About 50 Fremont High School students walked out of school this week and headed to a train crossing where Union Pacific Railroad officials listened to concerns about safety.
Principal Gary Reed said he gave the students special permission to skip classes for Monday's meeting, which also involved parents, residents and officials from the Utah Department of Trans-por-tation."If we had room, we'd have all 1,800 (students) out here," Reed said.
The group carried a petition with 4,100 signatures calling for UDOT and Union Pacific to install cross arms at the busy intersection, which is now only marked by flashing lights.
On June 21, two local teens, Nathan Phillips and Tyson Murray, were killed at the crossing at 12th South and 3500 West when the vehicle in which they were traveling collided with two trains passing in opposite directions.
Investigators determined that Phillips, who was driving, saw the slowly approaching train from the west, but was unaware of that another train was approaching from the east at approximately 65 mph.
"We just decided to do some thing about those railroad arms for our friends," said Scott Day, one of the students who helped organize the meeting.
The students aren't stopping at the meeting and the petition, however. They plan on raising $25,000 for the cost of the cross arms by holding a turkey shoot or a rodeo, said Fremont junior Troy Bertagnolli, who said Phillips was his best friend.
Phillips' mother, Barbara, who lives near the crossing, said she counted 238 vehicles pass by her house between 7 and 8 a.m. one day last week.
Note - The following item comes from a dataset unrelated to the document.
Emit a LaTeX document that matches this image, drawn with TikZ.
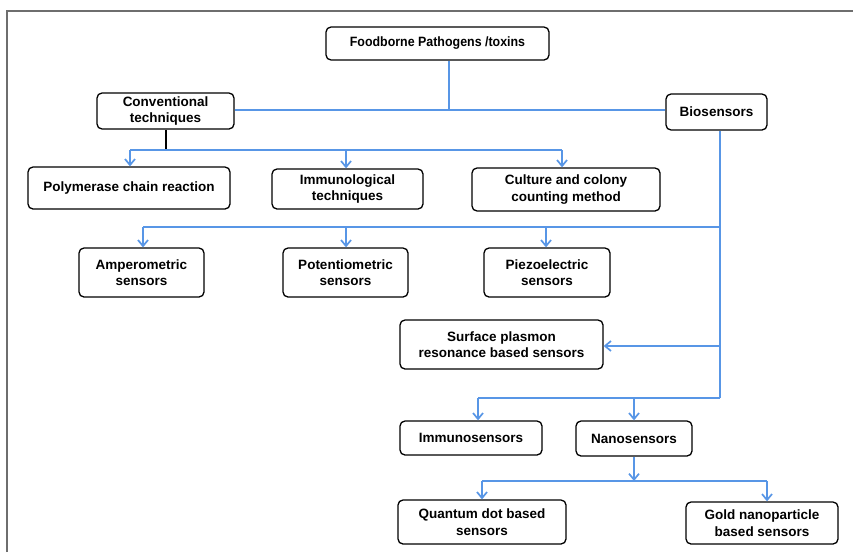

Many of those were teens driving to Fremont High School, she said.
Dick Rauschmeier of Union Pacific said the crossing ranks 186 on a list of 2,000 the company is examining for cross arms in Utah. He said the review process for prioritizing the projects has certain criteria, including sight clearance, traffic flows and speed limits on the roads.
Lillian Witkowski from UDOT's Traffic and Safety Division advised the students and parents to be patient and let the process work.
"You're not going to see this happen overnight," she said. "It may take 12 to 18 months or more."